Blog

People Bottlenecks

by Jamie Flinchbaugh on 06-20-17

In the flow of a manufacturing plant, the bottleneck should often be the most valuable, or at least most expensive asset. We actually should be designing our processes around that fact, and then ensuring there is no unnecessary waste in the process that affects that bottleneck. In the Theory of Constraints, this is called “elevate the bottleneck”.

But do we do the same thing when it comes to our people?

What happens to the flow of work through people? Our most valuable employees have too much channeled through them and the result is that they become the bottleneck. Too many decisions, large and small. Too many actions, valuable and less-so. Do you want your most valuable people to be your organization’s bottleneck?

Are we elevating the bottleneck? Are we eliminating any waste from that resource? Are we ensuring only the most valuable activities are consuming their energy?

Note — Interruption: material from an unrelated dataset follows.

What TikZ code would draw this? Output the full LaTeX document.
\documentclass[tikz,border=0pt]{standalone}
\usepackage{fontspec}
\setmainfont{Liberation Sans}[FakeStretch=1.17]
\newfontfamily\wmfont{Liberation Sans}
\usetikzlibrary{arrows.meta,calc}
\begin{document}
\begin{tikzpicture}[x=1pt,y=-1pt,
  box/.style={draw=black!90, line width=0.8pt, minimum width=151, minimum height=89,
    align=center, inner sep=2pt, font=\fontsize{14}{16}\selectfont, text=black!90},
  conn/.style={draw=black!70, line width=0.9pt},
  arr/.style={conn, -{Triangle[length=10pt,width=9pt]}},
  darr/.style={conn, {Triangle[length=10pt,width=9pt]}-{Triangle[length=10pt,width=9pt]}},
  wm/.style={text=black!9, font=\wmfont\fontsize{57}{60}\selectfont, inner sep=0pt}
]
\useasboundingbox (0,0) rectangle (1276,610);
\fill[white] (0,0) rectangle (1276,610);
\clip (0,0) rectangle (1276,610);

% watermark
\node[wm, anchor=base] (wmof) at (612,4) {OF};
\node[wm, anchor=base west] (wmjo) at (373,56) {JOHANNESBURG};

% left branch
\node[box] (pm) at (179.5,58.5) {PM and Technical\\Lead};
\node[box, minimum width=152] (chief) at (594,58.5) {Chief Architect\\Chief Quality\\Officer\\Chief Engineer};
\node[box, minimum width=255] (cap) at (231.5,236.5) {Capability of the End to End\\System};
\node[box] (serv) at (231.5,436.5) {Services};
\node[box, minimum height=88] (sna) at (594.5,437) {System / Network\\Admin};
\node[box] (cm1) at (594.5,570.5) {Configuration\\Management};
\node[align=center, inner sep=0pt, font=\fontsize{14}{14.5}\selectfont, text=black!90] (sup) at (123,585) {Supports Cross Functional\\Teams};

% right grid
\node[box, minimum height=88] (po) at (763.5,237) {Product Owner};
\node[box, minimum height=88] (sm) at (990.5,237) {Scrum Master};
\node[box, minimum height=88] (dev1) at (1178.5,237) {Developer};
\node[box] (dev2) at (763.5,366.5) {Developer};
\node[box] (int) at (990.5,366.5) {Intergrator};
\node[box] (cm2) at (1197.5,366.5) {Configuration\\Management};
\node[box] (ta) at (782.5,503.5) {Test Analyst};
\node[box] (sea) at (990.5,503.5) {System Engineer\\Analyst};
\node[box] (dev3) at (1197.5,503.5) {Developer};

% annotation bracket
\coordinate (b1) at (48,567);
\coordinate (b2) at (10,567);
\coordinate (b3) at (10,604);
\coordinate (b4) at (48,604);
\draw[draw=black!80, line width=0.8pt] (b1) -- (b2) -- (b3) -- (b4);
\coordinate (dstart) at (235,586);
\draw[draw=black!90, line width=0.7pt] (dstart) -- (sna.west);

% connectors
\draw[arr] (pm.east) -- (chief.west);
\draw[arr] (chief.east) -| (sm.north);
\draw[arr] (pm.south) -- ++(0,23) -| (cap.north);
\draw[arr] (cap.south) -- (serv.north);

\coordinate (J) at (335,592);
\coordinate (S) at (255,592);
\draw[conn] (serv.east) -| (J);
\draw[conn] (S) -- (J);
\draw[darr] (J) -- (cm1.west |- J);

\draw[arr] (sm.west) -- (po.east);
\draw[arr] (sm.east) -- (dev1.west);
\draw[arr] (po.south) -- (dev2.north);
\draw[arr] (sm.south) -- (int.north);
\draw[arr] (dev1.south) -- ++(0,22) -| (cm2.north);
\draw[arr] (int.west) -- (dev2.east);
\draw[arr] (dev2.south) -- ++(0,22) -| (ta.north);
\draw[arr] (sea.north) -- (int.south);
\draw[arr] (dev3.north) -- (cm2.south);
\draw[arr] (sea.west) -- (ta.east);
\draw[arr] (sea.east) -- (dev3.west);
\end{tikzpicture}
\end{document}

The one difference between those physical assets and the human ones, and the most important difference, is that humans can make other humans more valuable. How? By sharing knowledge, coaching, teaching, and building systems that make other people better.

In one organization, there was a really effective improvement facilitator. He led kaizen events, ran problem solving, and generally led a great deal of improvements. As demand for lean improvements increased, he became the bottleneck. The greatest leverage was prioritizing improvements so that he was doing the most important work. But the capacity didn’t increase. I insisted on a rule – he wasn’t allowed to do another kaizen event or improvement project without an apprentice. Every improvement had to have two results: one was the value of the improvement, and the other was the transfer of knowledge and skill.

In another company, they had one of the most innovative and high-impact executives on the team within the industry. Almost everything was channel through him – decisions, improvements, execution, people. The company grew, and then it grew past his ability to maintain control. The company then collapsed under the weight of itself. To solve the problem, we changed his role to one where he was out of the flow of daily work, but also had a great influence on new employees as the company grew. Today it is 40x the size and doing well. His capabilities were leveraged for growth.

So, are you using your people to make other people better? Are you escalating your human bottlenecks in productive ways?